III - É preciso avançar mais, muito mais.
Na atual conjuntura nacional, que a juventude ocupa as ruas, não é aceitável que as políticas de permanências estudantis retrocedam. Em um momento especial, que se questiona as representações políticas, não é possível que manteremos a arcaica estrutura de decisão da universidade. E é justamente por isso que não podemos ter confiança naqueles que insistem em nos tirar direitos. É o momento de ter total confiança em nossas forças, na capacidade de mobilização dos estudantes e nos espaços democráticos de participação estudantil que construímos. Porém, percebemos a falta de uma entidade mais presente, que articule e organize os estudantes, porque a atual gestão do DCE, Novos Rumos, tem demonstrado uma atuação vacilante, mais preocupada em sentar com os diretores de centros, como o maior atrito com os estudantes no momento, Felício, diretor do CCE. E não poderia ser diferente, porque a gestão do DCE é parte da direção da falida União Nacional dos Estudantes – UNE.
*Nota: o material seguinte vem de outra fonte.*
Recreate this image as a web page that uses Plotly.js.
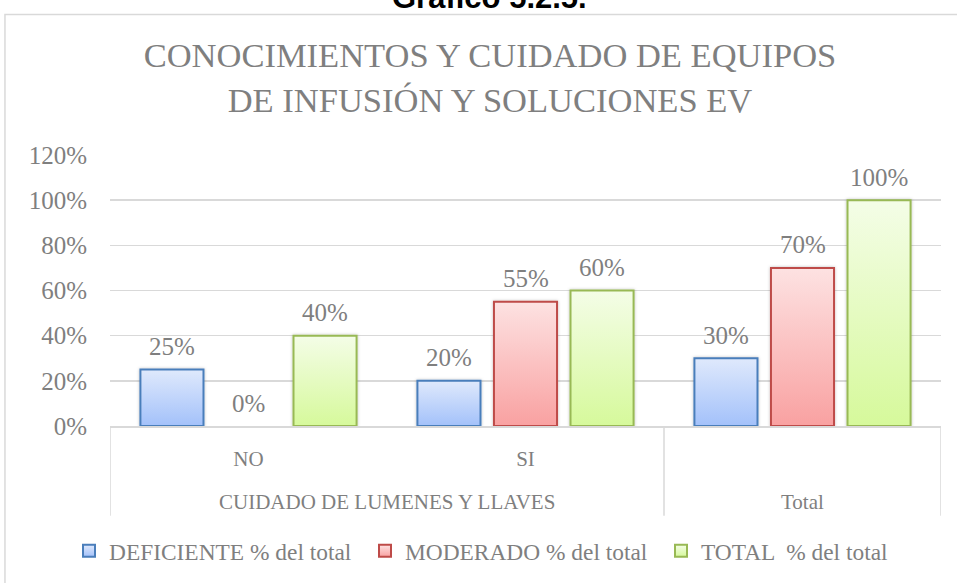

Precisamos usar os mecanismos de organização estudantil, como o CEB, espaço que os Centros Acadêmicos têm participação ativa. Mas é necessário ir além, precisamos de uma Assembleia Geral dos Estudantes da UFSC. É fundamental um espaço que leve ao conjunto dos estudantes os ataques que sofremos no interior do campus, como a demora nas licitações dos “Xerox”, a segurança do campus, democracia na universidade e as questões de permanência, o debate da Bolsa Estudantil UFSC, Auxílio Creche, Moradia Estudantil, RU, BU etc. E a Assembléia Estudantil é o espaço necessário para avançarmos na nossa capacidade de organização, nas conquistas de mais direitos e na disputa por uma universidade que solucione os grandes problemas nacionais.